Clemens first entered the game as a pinch-hitter in the bottom of the 15th, and had a sacrifice bunt after a leadoff walk by Craig Biggio. But after another walk, Morgan Ensberg grounded into an inning-ending double play.
"It was kind of a microcosm of our season," Burke said. "Started out slow, finished strong."
The Astros started off 15-30 before rallying to claim the wild-card spot, though they finished 11 games behind St. Louis in the NL Central.
About three hours before the game finally ended, Ausmus hit his unlikely homer off Kyle Farnsworth. In the eighth, Farnsworth -- the latest in a long line of Atlanta relievers to fail in the postseason -- gave up the grand slam to Berkman after replacing Tim Hudson.
Ausmus, with just three homers in 134 regular-season games, hit a ball that ricocheted off a column in left-center field -- just above the yellow line signifying a home run. Had it hit about a foot more to the left, the ball would have still been in play and Ausmus held to a double.

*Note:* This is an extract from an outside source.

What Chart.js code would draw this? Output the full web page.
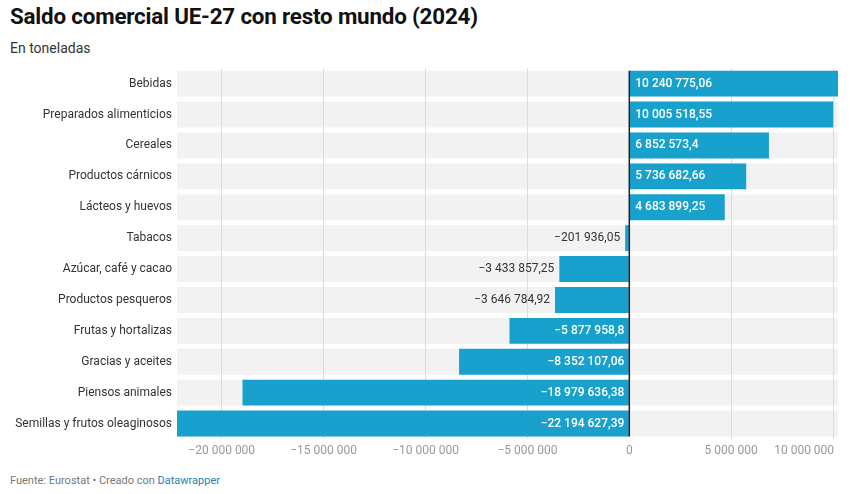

The Astros thought they had another homer to win it in the 10th, but Luke Scott's drive down the left-field line curled just left of the pole. The crowd was already in a frenzy before realizing the ball had been called foul -- TV replays confirmed that it was. Scott grounded out on the next pitch.
Atlanta led 6-1 when Hudson, the Game 1 loser pitching on three days' rest, allowed the first two hitters to reach in the eighth and was pulled. Biggio reached on a fielder's choice grounder and Scott walked before Berkman's grand slam, an opposite-field shot into the seats in left.
Farnsworth managed to preserve the lead then, getting Ensberg on a called third strike before Mike Lamb's flyball that right fielder Jeff Francoeur caught on the warning track. He didn't have the same success against No. 8 hitter Ausmus an inning later.
LaRoche hit a grand slam in the third off Astros starter Brandon Backe, who loaded the bases after walking two batters and hitting another. Jones added a sacrifice fly to put the Braves up 5-0 in the fifth.
Brian McCann, the rookie catcher whose three-run homer off Clemens was the big blow in Game 2, put the Braves up 6-1 when he led off the eighth with a homer. McCann grounded out leading off the 17th in a rematch against the future Hall of Famer.
Notes: There were 553 total pitches. Clemens threw the last 44 of Houston's 299 pitches. ... Nicole Oswalt, the wife of Astros pitcher and Game 3 winner Roy Oswalt, sang the national anthem before Sunday's game and "God Bless America" during the seventh-inning stretch.